Ich schieb schon mal gleich vorweg, dass ich die Kamera nicht dabei hatte, und keine eigenen Bildern liefern kann. Es regnete aus Eimern und ich entschloss mich trotzdem (und aus akuter Geldknappheit) zum Fahrrad, was mittlerweile das vierte(!) Mal in diesem Monat, dass ich im Regen Fahrrad fahre. Und es gibt fast nichts, was ich mehr hasse, als im Regen Fahrrad zu fahren. Ernsthaft.

Das Japan Media Arts Festival fand nun schon zum 13. Mal statt, in einem Raum des National Art Center statt. Ein Raum gefüllt mit lauter und bunter Kunst.


Quelle: Japan Media Arts Plaza

Gezeigt wurde, was im Jahre 2009 ausgezeichnet wurden war. In den Bereichen Games, Manga, Anime und Medien waren das in diesem Jahr folgende Teilnehmer. Ich erhebe jetzt keinen Anspruch auf umfassende Berichterstattung, sondern nenne nur das, was ich selbst cool fand:

Excellence Prize: Naruto: Ultimate Ninja STORM

[youtube=http://www.youtube.com/watch?v=Om6P0ZiryAc&hl=de_DE&fs=1&]

Ich finde es schön, derzeit in einem Land zu leben, in dem etwas mit dem Titel “Ultimate Ninja STORM” einen Preis für Kunst bekommt. Ernsthaft.

Grand Prize: Summer Wars

[youtube=http://www.youtube.com/watch?v=Ra26GtulFP0&hl=de_DE&fs=1&]

Ein Anime der schon seit einer Weile ganz dick auf meiner Liste steht, gesehen habe ich ihn noch nicht. Ist aber von denselben Machern, die auch (und den Titel muss man sich auf der Zunge zergehen lassen) “Das Mädchen, das durch die Zeit sprang” gemacht haben. Einer der wenigen Anime, der letzten Jahre, der mich echt begeistert hat, zumal die deutsche Synchronisation echt gelungen ist.

[youtube=http://www.youtube.com/watch?v=Pc0wR6vUh04&hl=de_DE&fs=1&]

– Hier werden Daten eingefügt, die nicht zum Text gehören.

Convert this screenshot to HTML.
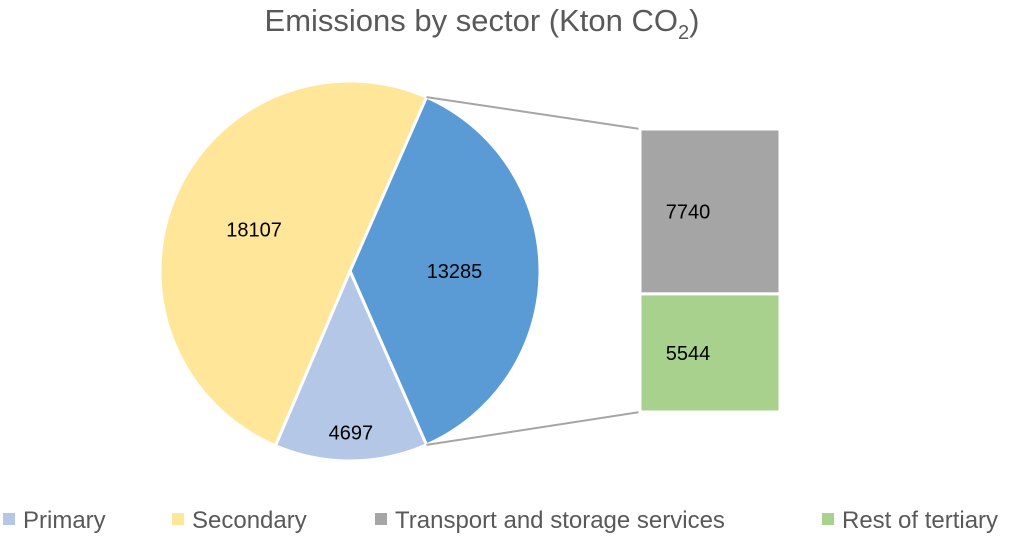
<!DOCTYPE html>
<html><head><meta charset="utf-8"><style>
body{margin:0;width:1024px;height:534px;background:#fff;overflow:hidden;font-family:"Liberation Sans",sans-serif}
svg text{font-family:"Liberation Sans",sans-serif}
</style></head><body>
<svg id="chart" width="1024" height="534" viewBox="0 0 1024 534">
<text x="482" y="31" text-anchor="middle" font-size="31" fill="#595959">Emissions by sector (Kton CO<tspan font-size="20" dy="8">2</tspan><tspan dy="-8">)</tspan></text>
<g id="pie"></g><g id="bar"></g><g id="legend"></g>
</svg>
<script>
const pieCats=["Tertiary","Primary","Secondary"];
const pieVals=[13285,4697,18107];
const barCats=["Transport and storage services","Rest of tertiary"];
const barVals=[7740,5544];
const legendCats=["Primary","Secondary","Transport and storage services","Rest of tertiary"];
const NS="http://www.w3.org/2000/svg";
const pieColors=["#5b9bd5","#b4c7e7","#ffe699"];
const barColors=["#a5a5a5","#a9d18e"];
const cx=350,cy=271,r=190;
const total=pieVals.reduce((a,b)=>a+b,0);
function pt(a,rr){return [cx+rr*Math.sin(a),cy-rr*Math.cos(a)];}
const pie=document.getElementById('pie');
const half=pieVals[0]/total*Math.PI;
let start=-half+Math.PI/2;
let ends=[];
pieVals.forEach((v,i)=>{
  const sweep=v/total*2*Math.PI;const end=start+sweep;
  const [x1,y1]=pt(start,r),[x2,y2]=pt(end,r);
  const p=document.createElementNS(NS,'path');
  p.setAttribute('d',`M${cx},${cy}L${x1},${y1}A${r},${r} 0 ${sweep>Math.PI?1:0} 1 ${x2},${y2}Z`);
  p.setAttribute('fill',pieColors[i]);p.setAttribute('stroke','#fff');p.setAttribute('stroke-width','3');
  
  
  pie.appendChild(p);
  const mid=start+sweep/2;const lr=i==1?r*0.85:r*0.55;
  const [lx,ly]=pt(mid,lr);
  const t=document.createElementNS(NS,'text');
  t.setAttribute('x',lx);t.setAttribute('y',ly+7);t.setAttribute('text-anchor','middle');t.setAttribute('font-size','20');
  
  
  t.textContent=v;pie.appendChild(t);
  if(i==0)ends=[[x1,y1],[x2,y2]];
  start=end;
});
const bar=document.getElementById('bar');
const bx=640,bw=140,btop=129,bh=283;const bt=barVals.reduce((a,b)=>a+b,0);
let y=btop;
[[ends[0],[bx,btop]],[ends[1],[bx,btop+bh]]].forEach((l,i)=>{
  const ln=document.createElementNS(NS,'line');
  ln.setAttribute('x1',l[0][0]);ln.setAttribute('y1',l[0][1]);ln.setAttribute('x2',l[1][0]);ln.setAttribute('y2',l[1][1]);
  ln.setAttribute('stroke','#a5a5a5');ln.setAttribute('stroke-width','2');
  
  
  bar.appendChild(ln);
});
barVals.forEach((v,i)=>{
  const h=v/bt*bh;
  const rc=document.createElementNS(NS,'rect');
  rc.setAttribute('x',bx);rc.setAttribute('y',y);rc.setAttribute('width',bw);rc.setAttribute('height',h);
  rc.setAttribute('fill',barColors[i]);rc.setAttribute('stroke','#fff');rc.setAttribute('stroke-width','3');
  
  
  bar.appendChild(rc);
  const t=document.createElementNS(NS,'text');
  t.setAttribute('x',bx+48);t.setAttribute('y',y+h/2+7);t.setAttribute('text-anchor','middle');t.setAttribute('font-size','20');
  
  
  t.textContent=v;bar.appendChild(t);
  y+=h;
});
const lg=document.getElementById('legend');
const lx=[3,172,375,822];const lcol=["#b4c7e7","#ffe699","#a5a5a5","#a9d18e"];
legendCats.forEach((c,i)=>{
  const s=document.createElementNS(NS,'rect');
  s.setAttribute('x',lx[i]);s.setAttribute('y',513);s.setAttribute('width',12);s.setAttribute('height',12);s.setAttribute('fill',lcol[i]);
  
  
  lg.appendChild(s);
  const t=document.createElementNS(NS,'text');
  t.setAttribute('x',lx[i]+20);t.setAttribute('y',528);t.setAttribute('font-size','24');t.setAttribute('fill','#595959');
  
  
  t.textContent=c;lg.appendChild(t);
});
</script>
</body></html>
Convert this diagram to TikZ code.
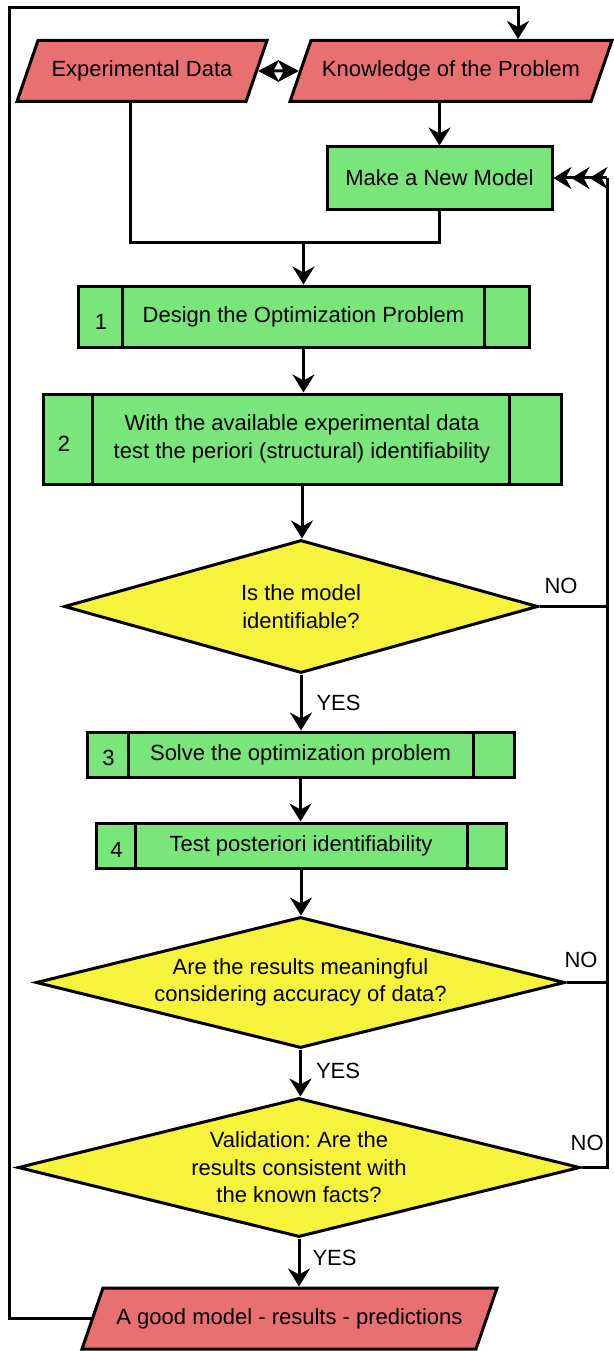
\documentclass[tikz,border=0pt]{standalone}
\usepackage{fontspec}
\setmainfont{Liberation Sans}
\usetikzlibrary{shapes.geometric,arrows.meta,calc}
\definecolor{redf}{RGB}{233,112,112}
\definecolor{greenf}{RGB}{122,229,122}
\definecolor{yellowf}{RGB}{247,242,60}
\frenchspacing
\begin{document}
\begin{tikzpicture}[x=1pt,y=-1pt,font=\fontsize{22}{27.5}\selectfont,
  conn/.style={line width=3pt,draw=black},
  arr/.style={conn,-{Stealth[length=18pt,width=22pt,inset=6pt]}},
  dbl/.style={conn,{Stealth[length=21pt,width=22pt,inset=6pt]}-{Stealth[length=21pt,width=22pt,inset=6pt]}},
  tri/.style={conn,-{Stealth[length=18pt,width=22pt,inset=6pt] Stealth[length=18pt,width=22pt,inset=6pt] Stealth[length=18pt,width=22pt,inset=6pt]}},
  proc/.style={draw,line width=3pt,fill=greenf,rectangle,inner sep=0,align=center},
  io/.style={draw,line width=3pt,fill=redf,trapezium,trapezium left angle=71,trapezium right angle=109,trapezium stretches body,inner xsep=0,inner ysep=20.2pt,minimum height=61pt},
  dec/.style={draw,line width=3pt,fill=yellowf,diamond,aspect=4,inner sep=0,align=center},
  lbl/.style={inner sep=0}]
\useasboundingbox (0,0) rectangle (613,1351);
% nodes
\node[io,minimum width=250pt] (ed) at (142,71) {Experimental Data};
\node[io,minimum width=322pt] (kn) at (451,71) {Knowledge of the Problem};
\node[proc,minimum width=225pt,minimum height=62pt] (mnm) at (439.5,178) {Make a New Model};
\node[proc,minimum width=451pt,minimum height=61pt] (b1) at (303.5,316.5) {Design the Optimization Problem};
\node[proc,minimum width=518pt,minimum height=90pt] (b2) at (302,439) {With the available experimental data\\test the periori (structural) identifiability};
\node[dec,minimum width=474pt,minimum height=133pt] (d1) at (301,606.5) {Is the model\\identifiable?};
\node[proc,minimum width=427pt,minimum height=45pt] (b3) at (300.5,754.5) {Solve the optimization problem};
\node[proc,minimum width=410pt,minimum height=45pt] (b4) at (301,845.5) {Test posteriori identifiability};
\node[dec,minimum width=529pt,minimum height=131pt] (d2) at (300.5,982.5) {Are the results meaningful\\considering accuracy of data?};
\node[dec,minimum width=562pt,minimum height=139pt] (d3) at (299,1167.5) {Validation: Are the\\results consistent with\\the known facts?};
\node[io,minimum width=415pt] (good) at (289.5,1318.5) {A good model - results - predictions};
% dividers
\foreach \b/\l/\r in {b1/46/46,b2/51/53,b3/43/42,b4/41/40}{
  \draw[conn] ([xshift=\l pt]\b.north west) -- ([xshift=\l pt]\b.south west);
  \draw[conn] ([xshift=-\r pt]\b.north east) -- ([xshift=-\r pt]\b.south east);
}
\node[lbl] (n1) at (101,322) {1};
\node[lbl] (n2) at (64,444) {2};
\node[lbl] (n3) at (108.5,757.5) {3};
\node[lbl] (n4) at (116.5,849.5) {4};
% coordinates
\coordinate (edout) at ($(ed.south)+(-12,0)$);
\coordinate (j) at (b1.north |- 0,242);
\coordinate (lt) at (9,8);
\coordinate (knin) at ($(kn.north)+(67,0)$);
\coordinate (rb) at (d3.east -| 607,0);
\coordinate (rt) at (mnm.east -| 607,0);
% connectors
\draw[dbl] (ed.east) -- (kn.west);
\draw[arr] (mnm.north |- kn.south) -- (mnm.north);
\draw[conn] (edout) |- (j);
\draw[conn] (mnm.south) |- (j);
\draw[arr] (j) -- (b1.north);
\draw[arr] (b1.south) -- (b1.south |- b2.north);
\draw[arr] (b2.south) -- (b2.south |- d1.north);
\draw[arr] (d1.south) -- (d1.south |- b3.north) node[lbl,midway,right=14pt] {YES};
\draw[arr] (b3.south) -- (b3.south |- b4.north);
\draw[arr] (b4.south) -- (b4.south |- d2.north);
\draw[arr] (d2.south) -- (d2.south |- d3.north) node[lbl,pos=.45,right=14pt] {YES};
\draw[arr] (d3.south) -- (d3.south |- good.north) node[lbl,pos=.4,right=12pt] {YES};
\draw[arr] (good.west) -| (lt) -| (knin);
\draw[conn] (d1.east) -- (d1.east -| rb) node[lbl,pos=.32,above=11pt] {NO};
\draw[conn] (d2.east) -- (d2.east -| rb) node[lbl,pos=.36,above=13pt] {NO};
\draw[conn] (d3.east) -- (rb) node[lbl,pos=.22,above=15pt] {NO} -- (rt);
\draw[tri] (rt) -- (mnm.east);
\end{tikzpicture}
\end{document}
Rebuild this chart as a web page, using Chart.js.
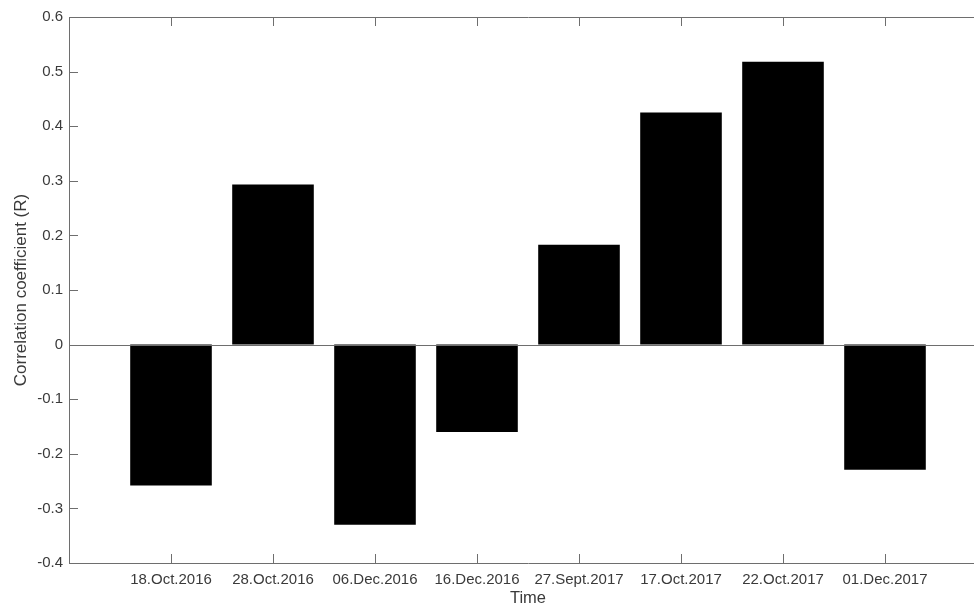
<!DOCTYPE html>
<html>
<head>
<meta charset="utf-8">
<script src="https://cdn.jsdelivr.net/npm/chart.js@4"></script>
<style>
html, body { margin: 0; padding: 0; overflow: hidden; background: #fff; }
canvas { display: block; }
</style>
</head>
<body>
<canvas id="c" width="1000" height="608" style="width:1000px;height:608px"></canvas>
<script>
const categories = ['18.Oct.2016', '28.Oct.2016', '06.Dec.2016', '16.Dec.2016', '27.Sept.2017', '17.Oct.2017', '22.Oct.2017', '01.Dec.2017'];
const correlation = [-0.258, 0.293, -0.330, -0.160, 0.183, 0.425, 0.518, -0.229];
const yTicks = [-0.4, -0.3, -0.2, -0.1, 0, 0.1, 0.2, 0.3, 0.4, 0.5, 0.6];

const axisColor = '#6e6e6e';
const textColor = '#3a3a3a';
const font = 'Liberation Sans, Arial, Helvetica, sans-serif';

const boxTicks = {
  id: 'boxTicks',
  afterDatasetsDraw(chart) {
    const { ctx, chartArea: a, scales } = chart;
    const tl = 9;
    ctx.save();
    ctx.strokeStyle = axisColor;
    ctx.lineWidth = 1;
    ctx.beginPath();
    const y0 = Math.round(scales.y.getPixelForValue(0)) + 0.5;
    ctx.moveTo(a.left, y0); ctx.lineTo(a.right, y0);
    ctx.rect(Math.round(a.left) + 0.5, Math.round(a.top) + 0.5, Math.round(a.right - a.left), Math.round(a.bottom - a.top));
    scales.y.ticks.forEach(t => {
      const y = Math.round(scales.y.getPixelForValue(t.value)) + 0.5;
      ctx.moveTo(a.left, y); ctx.lineTo(a.left + tl, y);
      ctx.moveTo(a.right, y); ctx.lineTo(a.right - tl, y);
    });
    scales.x.ticks.forEach(t => {
      const x = Math.round(scales.x.getPixelForValue(t.value)) + 0.5;
      ctx.moveTo(x, a.bottom); ctx.lineTo(x, a.bottom - tl);
      ctx.moveTo(x, a.top); ctx.lineTo(x, a.top + tl);
    });
    ctx.stroke();
    ctx.restore();
  }
};

new Chart(document.getElementById('c'), {
  type: 'bar',
  data: {
    datasets: [{
      data: correlation.map((v, i) => ({ x: i + 1, y: v })),
      backgroundColor: '#000000',
      borderWidth: 0,
      barPercentage: 0.8,
      categoryPercentage: 1.0
    }]
  },
  options: {
    responsive: false,
    animation: false,
    layout: { padding: { top: 17, right: 13, left: 0, bottom: 0 } },
    plugins: { legend: { display: false }, tooltip: { enabled: false } },
    scales: {
      x: {
        type: 'linear',
        offset: false,
        min: 0,
        max: 9,
        afterBuildTicks: s => { s.ticks = categories.map((_, i) => ({ value: i + 1 })); },
        afterFit: s => { s.height = 45; },
        grid: { display: false, drawTicks: false, offset: false },
        border: { display: false },
        ticks: {
          autoSkip: false,
          maxRotation: 0,
          padding: 8,
          color: textColor,
          font: { family: font, size: 15 },
          callback: v => categories[v - 1] || ''
        },
        title: {
          display: true,
          text: 'Time',
          color: textColor,
          font: { family: font, size: 16.5 },
          padding: { top: 0, bottom: 0 }
        }
      },
      y: {
        min: -0.4,
        max: 0.6,
        afterBuildTicks: s => { s.ticks = yTicks.map(v => ({ value: v })); },
        afterFit: s => { s.width = 69; },
        grid: { display: false, drawTicks: false },
        border: { display: false },
        ticks: {
          padding: 6,
          color: textColor,
          font: { family: font, size: 15 },
          callback: v => String(Number(v.toFixed(1)))
        },
        title: {
          display: true,
          text: 'Correlation coefficient (R)',
          color: textColor,
          font: { family: font, size: 17 },
          padding: { top: 11, bottom: 0 }
        }
      }
    }
  },
  plugins: [boxTicks]
});
</script>
</body>
</html>
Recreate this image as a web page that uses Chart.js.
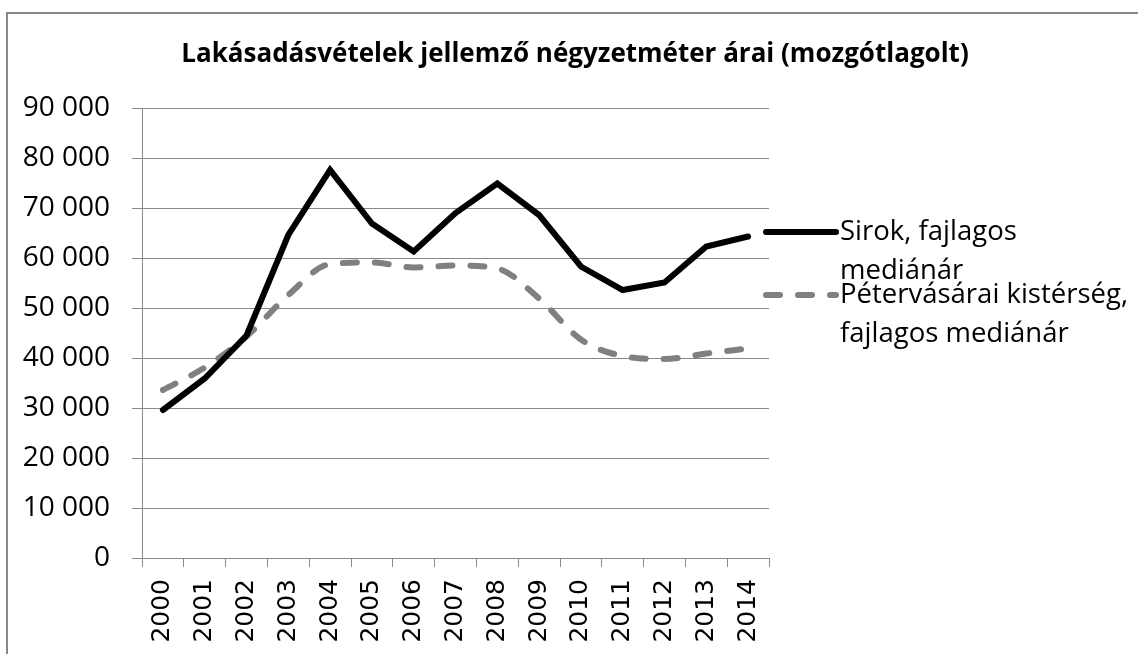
<!DOCTYPE html>
<html>
<head>
<meta charset="utf-8">
<script src="https://cdn.jsdelivr.net/npm/chart.js@4/dist/chart.umd.min.js"></script>
<style>
  html, body { margin: 0; padding: 0; background: #fff; }
  #wrap { position: relative; width: 1138px; height: 654px; }
</style>
</head>
<body>
<div id="wrap"><canvas id="chart" width="1138" height="654"></canvas></div>
<script>
const years = ['2000', '2001', '2002', '2003', '2004', '2005', '2006', '2007', '2008', '2009', '2010', '2011', '2012', '2013', '2014'];
const sirokValues = [29600, 35900, 44500, 64600, 77600, 66900, 61300, 69000, 74900, 68600, 58300, 53600, 55100, 62300, 64300];
const petervasaraValues = [33600, 38100, 44300, 52600, 58800, 59100, 58100, 58500, 57900, 51900, 43700, 40400, 39800, 40900, 41900];
const seriesLabels = [['Sirok, fajlagos', 'mediánár'], ['Pétervásárai kistérség,', 'fajlagos mediánár']];
const titleText = 'Lakásadásvételek jellemző négyzetméter árai (mozgótlagolt)';

const GRID = '#888888';
const bodyFont = '"Open Sans", "DejaVu Sans", sans-serif';

// frame, title and the two-line legend on the right
const decorations = {
  id: 'decorations',
  beforeDraw(chart) {
    const c = chart.ctx;
    c.save();
    c.fillStyle = '#fff';
    c.fillRect(0, 0, chart.width, chart.height);
    c.strokeStyle = GRID;
    c.lineWidth = 2;
    c.beginPath();
    c.moveTo(7, chart.height);
    c.lineTo(7, 13);
    c.lineTo(chart.width, 13);
    c.stroke();
    c.restore();
  },
  afterDraw(chart) {
    const c = chart.ctx;
    c.save();
    c.fillStyle = '#000';
    c.font = 'bold 26px ' + bodyFont;
    c.textAlign = 'center';
    c.textBaseline = 'middle';
    c.fillText(titleText, 575, 55);

    const rows = [232, 295];
    c.font = '27.5px ' + bodyFont;
    c.textAlign = 'left';
    chart.data.datasets.forEach((ds, i) => {
      const y = rows[i];
      c.strokeStyle = ds.borderColor;
      c.lineWidth = ds.borderWidth;
      c.lineCap = 'round';
      c.setLineDash(ds.borderDash || []);
      c.beginPath();
      c.moveTo(766, y);
      c.lineTo(836, y);
      c.stroke();
      c.setLineDash([]);
      seriesLabels[i].forEach((line, j) => {
        c.fillText(line, 840, y + j * 39);
      });
    });
    c.restore();
  }
};

new Chart(document.getElementById('chart'), {
  type: 'line',
  data: {
    labels: years,
    datasets: [
      {
        label: seriesLabels[0].join(' '),
        data: sirokValues,
        borderColor: '#000000',
        borderWidth: 6,
        pointRadius: 0,
        tension: 0,
        borderCapStyle: 'round',
        borderJoinStyle: 'miter'
      },
      {
        label: seriesLabels[1].join(' '),
        data: petervasaraValues,
        borderColor: '#808080',
        borderWidth: 6,
        borderDash: [14, 18],
        pointRadius: 0,
        cubicInterpolationMode: 'monotone',
        borderCapStyle: 'round'
      }
    ]
  },
  options: {
    responsive: false,
    animation: false,
    layout: { padding: { top: 108, right: 369, bottom: 0, left: 0 } },
    plugins: {
      legend: { display: false },
      title: { display: false },
      tooltip: { enabled: false }
    },
    scales: {
      x: {
        offset: true,
        afterFit(scale) { scale.height = 96; },
        grid: {
          offset: true,
          drawOnChartArea: false,
          drawTicks: true,
          tickLength: 9,
          color: GRID,
          lineWidth: 1
        },
        border: { color: GRID, width: 1 },
        ticks: {
          minRotation: 90,
          maxRotation: 90,
          padding: 12,
          color: '#000',
          font: { family: '"DejaVu Sans", sans-serif', size: 25 }
        }
      },
      y: {
        min: 0,
        max: 90000,
        afterFit(scale) { scale.width = 142; },
        grid: {
          color: GRID,
          lineWidth: 1,
          tickLength: 10
        },
        border: { color: GRID, width: 1 },
        ticks: {
          stepSize: 10000,
          padding: 22,
          color: '#000',
          font: { family: bodyFont, size: 28 },
          callback: v => v === 0 ? '0' : String(v).replace(/\B(?=(\d{3})+(?!\d))/g, ' ')
        }
      }
    }
  },
  plugins: [decorations]
});
</script>
</body>
</html>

Excellence Prize: Tokyo Magnitude 8.0

[youtube=http://www.youtube.com/watch?v=yw3TbR1Nc7U&hl=de_DE&fs=1&]

Habe ich leider ebenfalls noch nicht gesehen, finde ich aber vom Thema sehr interessant: Geht um das erwartete große Erdbeben in Tokyo, was ja irgendwann mal kommen soll, und wie die Stadt und die Bewohner damit umgehen.

Excellence Prize: Die Seilbahn

[youtube=http://www.youtube.com/watch?v=DDXDFMIXT9I&hl=de_DE&fs=1&]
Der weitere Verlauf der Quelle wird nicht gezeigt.